As a user, the first step of prevention is to keep your eyes peeled for potential signs of scams. Here’s how to recognize some common, dubious tactics. 

  • Phishing: Users get a seemingly legitimate email from a platform or exchange they frequently use, with a malicious link embedded that lures them to make a transaction. Or it may even inject malware that scans for seed phrases stored in laptops.
  • Hacking: Hackers sometimes airdrop malicious NFTs to user accounts as a Trojan Horse. Interacting with these malicious NFT airdrops prompt the user to sign a message that allows hackers to gain access and drain the account.
  • FOMO: A cool new project comes up with a timer counting down on the purchase page, inducing serious FOMO (fear of missing out). When the user signs the transaction and makes that purchase, hackers obtain access to their wallets. Unknown to the user, the purchase page was linked to a scam URL.

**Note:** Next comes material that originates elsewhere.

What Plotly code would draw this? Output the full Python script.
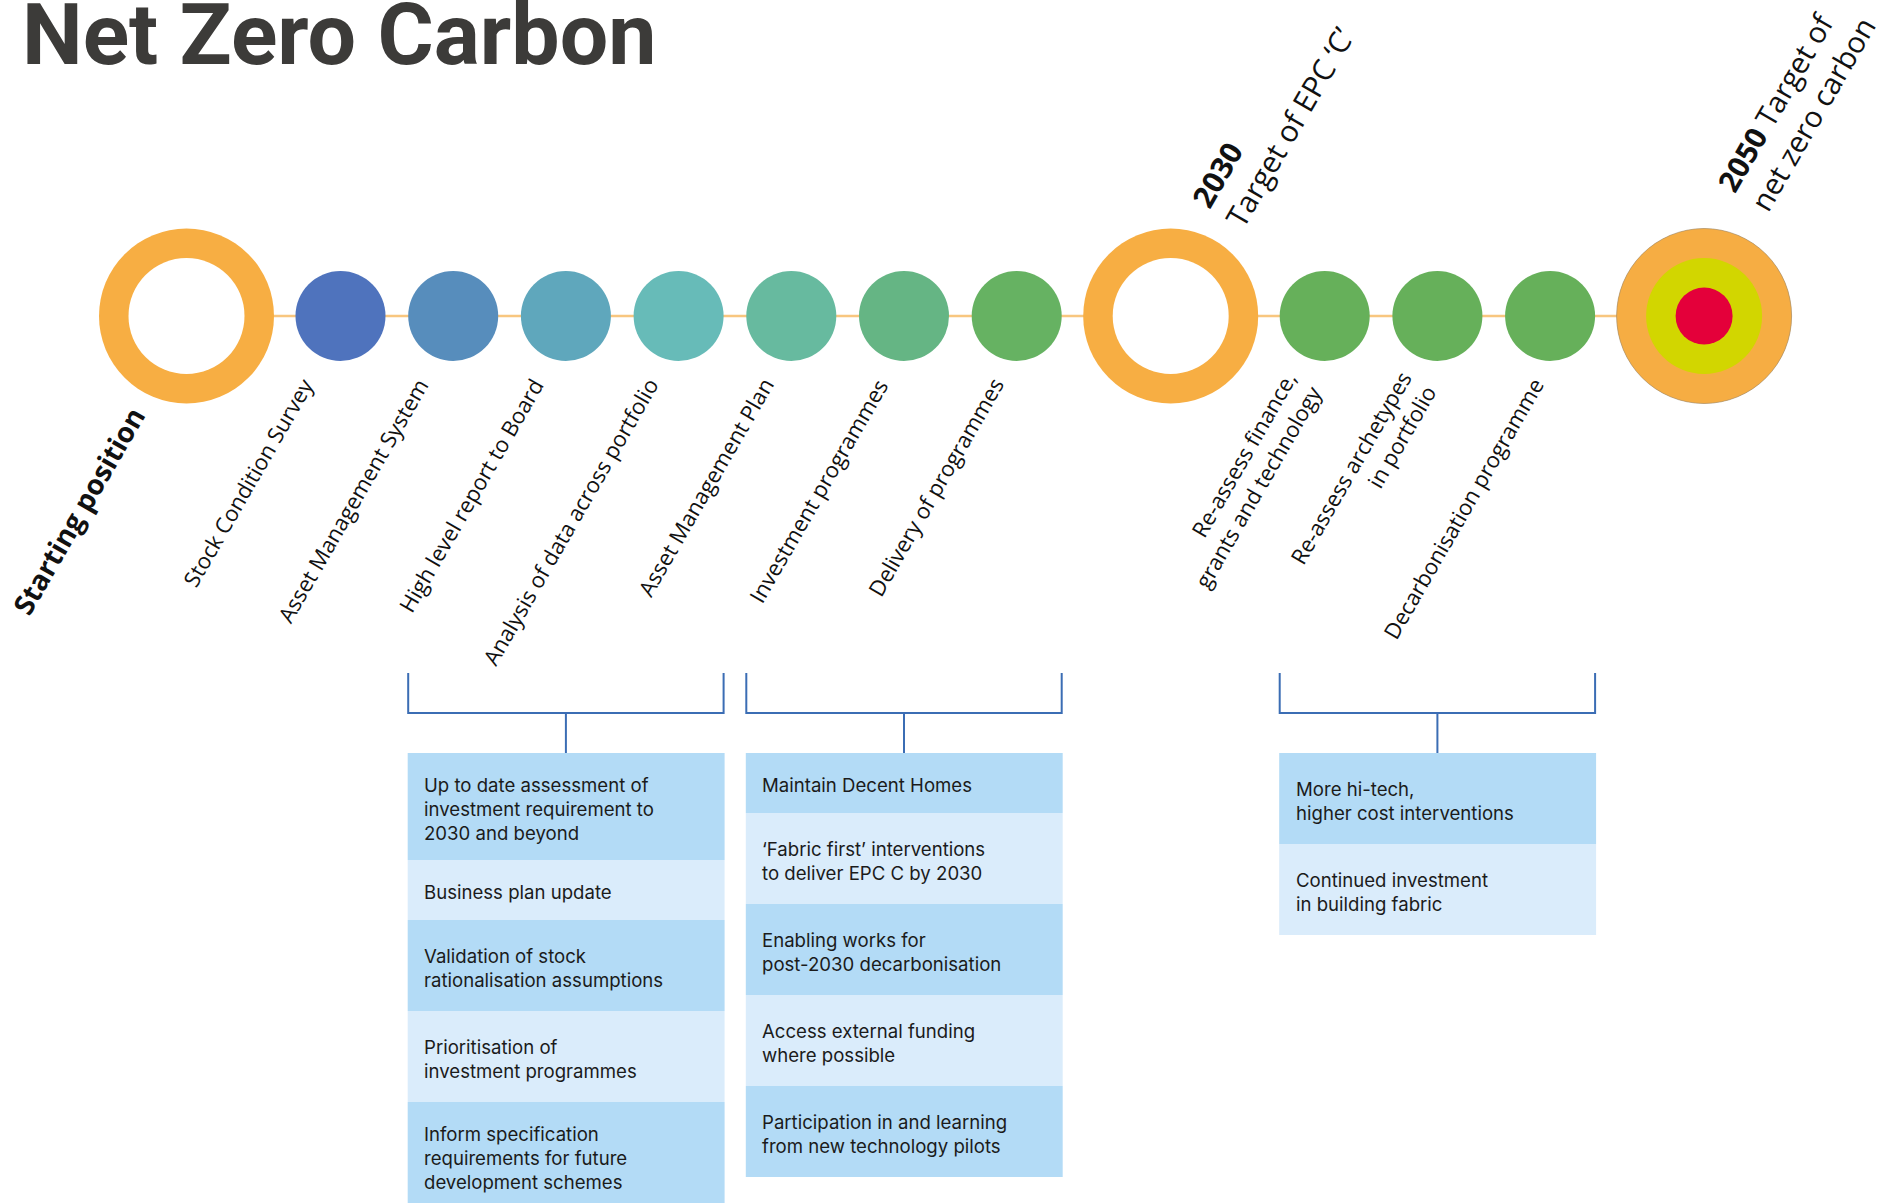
import plotly.graph_objects as go

# ---------------- data ----------------
TITLE = "Net Zero Carbon"

milestone_kinds = ["start", "step", "step", "step", "step", "step", "step", "step",
                   "target", "step", "step", "step", "final"]
milestone_labels = [
    "<b>Starting position</b>",
    "Stock Condition Survey",
    "Asset Management System",
    "High level report to Board",
    "Analysis of data across portfolio",
    "Asset Management Plan",
    "Investment programmes",
    "Delivery of programmes",
    "",
    "Re-assess finance,<br>grants and technology",
    "Re-assess archetypes<br>in portfolio",
    "Decarbonisation programme",
    "",
]
step_colors = ["#f7ae43", "#4f73bd", "#578dbc", "#5fa7bc", "#67bbb8", "#67ba9f", "#65b584",
               "#66b262", "#f7ae43", "#66b05a", "#66b05a", "#66b05a", "#f6ad43"]
target_labels = {
    8: "<b>2030</b><br>Target of EPC ‘C’",
    12: "<b>2050</b> Target of<br>net zero carbon",
}

group_spans = [(2, 4), (5, 7), (9, 11)]
group1_items = [
    "Up to date assessment of<br>investment requirement to<br>2030 and beyond",
    "Business plan update",
    "Validation of stock<br>rationalisation assumptions",
    "Prioritisation of<br>investment programmes",
    "Inform specification<br>requirements for future<br>development schemes",
]
group2_items = [
    "Maintain Decent Homes",
    "‘Fabric first’ interventions<br>to deliver EPC C by 2030",
    "Enabling works for<br>post-2030 decarbonisation",
    "Access external funding<br>where possible",
    "Participation in and learning<br>from new technology pilots",
]
group3_items = [
    "More hi-tech,<br>higher cost interventions",
    "Continued investment<br>in building fabric",
]
groups = [group1_items, group2_items, group3_items]

# ---------------- layout constants ----------------
W, H = 1887, 1203
LINE_Y = 316
R_BIG, R_SMALL = 87.5, 45
GAP_BIG, GAP_SMALL = 21.5, 22.7
LABEL_DRIFT = 2.3          # labels are spaced slightly wider than the circles
X0 = 186.5
LINE_COL = "#f8c67f"
BRACKET_COL = "#3b6db4"
ROW_DARK, ROW_LIGHT = "#b3dbf6", "#daecfb"
ROW_H = {1: 60, 2: 91, 3: 107}
LABEL_FONT = "Open Sans"
BOX_FONT = "Inter"
ANGLE = -60
TOP_OFFSETS = {"target": (9, -R_BIG + 8, 30), "final": (0, -R_BIG - 8, 29.5)}

radii = [R_BIG if k in ("start", "target", "final") else R_SMALL for k in milestone_kinds]
centers = [X0]
for i in range(1, len(radii)):
    gap = GAP_SMALL if (radii[i] == R_SMALL and radii[i - 1] == R_SMALL) else GAP_BIG
    centers.append(centers[-1] + radii[i - 1] + radii[i] + gap)

fig = go.Figure()

# connecting line
fig.add_trace(go.Scatter(x=[centers[0], centers[-1]], y=[LINE_Y, LINE_Y], mode="lines",
                         line=dict(color=LINE_COL, width=2.5), hoverinfo="skip", showlegend=False))

# circles
fig.add_trace(go.Scatter(x=centers, y=[LINE_Y] * len(centers), mode="markers",
                         marker=dict(size=[2 * r for r in radii], color=step_colors, opacity=1,
                                     line=dict(width=0)),
                         hoverinfo="skip", showlegend=False))
ring_idx = [i for i, k in enumerate(milestone_kinds) if k in ("start", "target")]
fig.add_trace(go.Scatter(x=[centers[i] for i in ring_idx], y=[LINE_Y] * len(ring_idx), mode="markers",
                         marker=dict(size=116, color="white", opacity=1, line=dict(width=0)),
                         hoverinfo="skip", showlegend=False))
final_idx = [i for i, k in enumerate(milestone_kinds) if k == "final"]
for i in final_idx:
    fig.add_trace(go.Scatter(x=[centers[i]], y=[LINE_Y], mode="markers",
                             marker=dict(size=2 * R_BIG, color="#f6ad43", opacity=1,
                                         line=dict(width=0.6, color="#9a8a70")),
                             hoverinfo="skip", showlegend=False))
    fig.add_trace(go.Scatter(x=[centers[i]], y=[LINE_Y], mode="markers",
                             marker=dict(size=116, color="#d2d600", opacity=1, line=dict(width=0)),
                             hoverinfo="skip", showlegend=False))
    fig.add_trace(go.Scatter(x=[centers[i]], y=[LINE_Y], mode="markers",
                             marker=dict(size=57, color="#e4003a", opacity=1, line=dict(width=0)),
                             hoverinfo="skip", showlegend=False))

annotations = []
# title
annotations.append(dict(x=20 / W, y=1 + 18 / H, xref="paper", yref="paper", text="<b>" + TITLE + "</b>",
                        showarrow=False, xanchor="left", yanchor="top",
                        font=dict(family="Roboto", size=86, color="#3c3b39", weight=900)))

# milestone labels below
step_no = 0
for i, lab in enumerate(milestone_labels):
    if milestone_kinds[i] == "start":
        annotations.append(dict(x=centers[i] - 31, y=LINE_Y + 82, text=lab, showarrow=False,
                                xanchor="right", yanchor="top", textangle=ANGLE, align="right",
                                font=dict(family=LABEL_FONT, size=28, color="#111111")))
        continue
    if milestone_kinds[i] != "step":
        continue
    nlines = lab.count("<br>") + 1
    dx = -18 + LABEL_DRIFT * step_no + 8 * (nlines - 1)
    dy = 54 - 7 * (nlines - 1)
    annotations.append(dict(x=centers[i] + dx, y=LINE_Y + dy, text=lab, showarrow=False,
                            xanchor="right", yanchor="top", textangle=ANGLE, align="right",
                            font=dict(family=LABEL_FONT, size=22, color="#111111")))
    step_no += 1

# target labels above
for i, lab in target_labels.items():
    odx, ody, fsize = TOP_OFFSETS[milestone_kinds[i]]
    annotations.append(dict(x=centers[i] + odx, y=LINE_Y + ody,
                            text=lab, showarrow=False, xanchor="left", yanchor="bottom",
                            textangle=ANGLE, align="left",
                            font=dict(family=LABEL_FONT, size=fsize, color="#111111")))

shapes = []
BR_TOP, BR_MID, BOX_TOP = 673, 713, 753
for (a, b), items in zip(group_spans, groups):
    x1 = centers[a] - radii[a]
    x2 = centers[b] + radii[b]
    xm = (x1 + x2) / 2
    shapes.append(dict(type="path", path=f"M {x1} {BR_TOP} L {x1} {BR_MID} L {x2} {BR_MID} L {x2} {BR_TOP}",
                       line=dict(color=BRACKET_COL, width=2), xref="x", yref="y"))
    shapes.append(dict(type="line", x0=xm, x1=xm, y0=BR_MID, y1=BOX_TOP,
                       line=dict(color=BRACKET_COL, width=2), xref="x", yref="y"))
    y = BOX_TOP
    for j, txt in enumerate(items):
        n = txt.count("<br>") + 1
        h = ROW_H[n]
        shapes.append(dict(type="rect", x0=x1 - 0.5, x1=x2 + 1, y0=y, y1=y + h,
                           fillcolor=ROW_DARK if j % 2 == 0 else ROW_LIGHT, line=dict(width=0),
                           xref="x", yref="y", layer="below"))
        annotations.append(dict(x=x1 + 14, y=y + h / 2 + 2, text=txt, showarrow=False,
                                xanchor="left", yanchor="middle", align="left",
                                font=dict(family=BOX_FONT, size=18.6, color="#1b1b1b")))
        y += h

fig.update_layout(
    width=W, height=H, margin=dict(l=0, r=0, t=0, b=0),
    paper_bgcolor="white", plot_bgcolor="white",
    xaxis=dict(range=[0, W], visible=False, fixedrange=True),
    yaxis=dict(range=[H, 0], visible=False, fixedrange=True),
    showlegend=False, annotations=annotations, shapes=shapes,
)

fig.write_html("out.html", config={"displayModeBar": False},
               post_script="document.body.style.margin='0';document.body.style.overflow='hidden';")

Protect Your Seed Phrase and Secure Your Device

A seed phrase is a group of words that are used to restore a crypto wallet. A seed phrase looks like this:

rebuild-glow-language-lady-mushroom-poverty-episode-slow-meat-analyst-knee-output-oblige-couch-tilt 

It’s very important to keep this phrase private and secure, since anyone with your seed phrase can use it to take over your wallet.

This is where hackers come in and use various methods, including social engineering, to try and steal your seed phrase. One form of this is a scam where they pretend to be support staff from a marketplace or crypto business and ask for your details like your seed phrase or Metamask recovery QR code. Even experienced crypto-natives have fallen for these types of scams. Whenever someone asks you for this information, it should immediately set off alarm bells in your head. 

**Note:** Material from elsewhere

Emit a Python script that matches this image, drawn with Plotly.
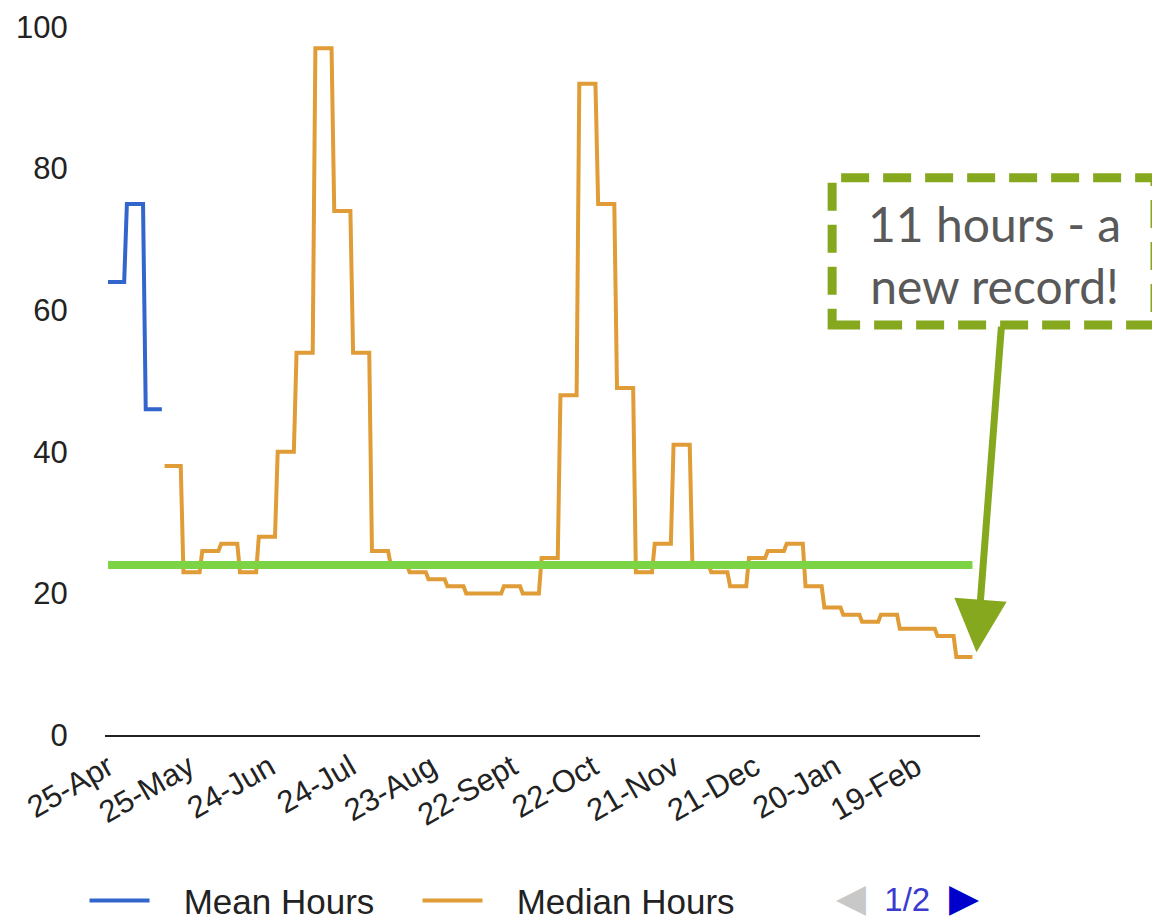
import pandas as pd
import plotly.graph_objects as go

# weekly data, first week starting 25-Apr
week_start = "2017-04-25"
n_weeks = 46

mean_hours = [64, 75, 46] + [None] * 43
median_hours = [None, None, None,
                38, 23, 26, 27, 23, 28, 40, 54, 97, 74, 54, 26, 24, 23, 22, 21,
                20, 20, 21, 20, 25, 48, 92, 75, 49, 23, 27, 41, 24, 23, 21, 25,
                26, 27, 21, 18, 17, 16, 17, 15, 15, 14, 11]
target_hours = 24

tick_dates = ["2017-04-25", "2017-05-25", "2017-06-24", "2017-07-24", "2017-08-23",
              "2017-09-22", "2017-10-22", "2017-11-21", "2017-12-21", "2018-01-20",
              "2018-02-19"]
tick_labels = ["25-Apr", "25-May", "24-Jun", "24-Jul", "23-Aug", "22-Sept",
               "22-Oct", "21-Nov", "21-Dec", "20-Jan", "19-Feb"]

weeks = pd.date_range(week_start, periods=n_weeks, freq="7D")
week_len = pd.Timedelta(days=6)


def steps(values):
    # each weekly value is held flat over its week
    xs, ys = [], []
    for d, v in zip(weeks, values):
        if v is None:
            continue
        xs += [d, d + week_len]
        ys += [v, v]
    return xs, ys


pad = "\u00a0" * 3  # gap between legend line and its label

fig = go.Figure()

mx, my = steps(mean_hours)
fig.add_trace(go.Scatter(x=mx, y=my, mode="lines", name=pad + "Mean Hours",
                         line=dict(color="#3366CC", width=4)))

dx, dy = steps(median_hours)
fig.add_trace(go.Scatter(x=dx, y=dy, mode="lines", name=pad + "Median Hours",
                         line=dict(color="#E09C36", width=4)))

fig.add_trace(go.Scatter(x=[weeks[0], weeks[-1] + week_len],
                         y=[target_hours, target_hours], mode="lines",
                         line=dict(color="#7CD344", width=8), showlegend=False))

green = "#86A81E"

# dashed call-out box
fig.add_shape(type="rect", xref="paper", yref="paper",
              x0=0.831, x1=1.2, y0=0.579, y1=0.787,
              line=dict(color=green, width=9, dash="28px,14px"))

fig.add_annotation(xref="paper", yref="paper", x=1.017, y=0.678,
                   xanchor="center", yanchor="middle",
                   text="11 hours - a<br>new record!", showarrow=False,
                   font=dict(family="Lato", size=48, color="#595959"))

fig.add_annotation(xref="paper", yref="paper", x=0.996, y=0.117, text="",
                   showarrow=True, ax=25, ay=-327, arrowhead=2, arrowsize=1.5,
                   arrowwidth=7, arrowcolor=green)

# legend pager
fig.add_annotation(xref="paper", yref="paper", x=0.9166, y=-0.229,
                   xanchor="center", yanchor="middle",
                   text="<span style='color:#C8C8C8;font-size:39px'>◀</span>\u00a0\u00a0"
                        "<span style='color:#3B3BD0'>1/2</span>\u00a0\u00a0"
                        "<span style='color:#0000CC;font-size:39px'>▶</span>",
                   showarrow=False, font=dict(family="Liberation Sans", size=33))

fig.update_layout(
    width=1152, height=912,
    margin=dict(l=97, r=180, t=19, b=185, autoexpand=False),
    plot_bgcolor="white", paper_bgcolor="white",
    font=dict(family="Liberation Sans", size=31, color="#222222"),
    legend=dict(orientation="h", x=-0.0234, y=-0.234, xanchor="left",
                yanchor="middle", font=dict(size=35), itemwidth=60,
                entrywidth=258, entrywidthmode="pixels"),
    xaxis=dict(range=["2017-04-23 21:00", "2018-03-14 19:00"],
               tickvals=tick_dates, ticktext=tick_labels, tickangle=-30,
               showgrid=False, zeroline=False, showline=True,
               linecolor="#222222", linewidth=2,
               tickfont=dict(size=31)),
    yaxis=dict(range=[0, 100], tickvals=[0, 20, 40, 60, 80, 100],
               showgrid=False, zeroline=False, ticks="outside", ticklen=30,
               tickcolor="rgba(0,0,0,0)"),
)

fig.write_html("out.html")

Whatever type of wallet you use, take caution and practice a security-conscious approach to keeping your device and browser clear of any potential malware. This includes doing due diligence on websites you interact with, keeping your software up-to-date with security patches, and ignoring emails, links, or DMs from strangers.

Best Practices

Now that you’re aware of potential risks, let’s discuss how to mitigate them! Here are our overall best practices for staying safe in the new Web3 reality.

  • Always visit the original website—a trusted, first-party marketplace—for any sale or offer.
  • Only download applications and software from the originating source.
  • If you’re using them, disable direct messages on Telegram and Discord from people who are not on your friends list.
  • Never click any link sent to you from an unverified source without properly checking it.
  • Never send your seed phrase to anyone.
  • Never open an email link that looks suspicious.
  • Never install any file with a “.exe” or “.scr” extension sent to you by an unknown sender.
  • Never fill your wallet password and seed phrase into any form that you are not sure of.
  • Store your cryptocurrency in a cold wallet or have multiple wallets (separating your daily use wallet from the wallet where you keep the bulk of your funds).
  • Generate your keys securely—on a newly reset, offline device if possible.
  • Keep your device, such as mobile phone or desktop, clear of malware and update frequently to the latest security patch.
  • Make sure you interact only with audited smart contracts.
  • Disconnect your wallet after every transaction.
  • Be vigilant—always double-check your transactions, recipient addresses, and browser URL.
  • Use common sense and trust your intuition—if something seems too good to be true, well, it just might be.

Conclusion

As a company, Salesforce is deeply committed to creating technology with ethics and inclusion built-in—not bolted on. Our Office of Ethical and Humane Use actively partners with our product and engineering teams to approach product development with intention, identifying risks and innovating new solutions with our values at the core. The potential risks should not stop you from exploring and interacting with crypto and NFTs. There’s a world of opportunity out there, but just remember to take the necessary steps to protect yourself and proceed with caution.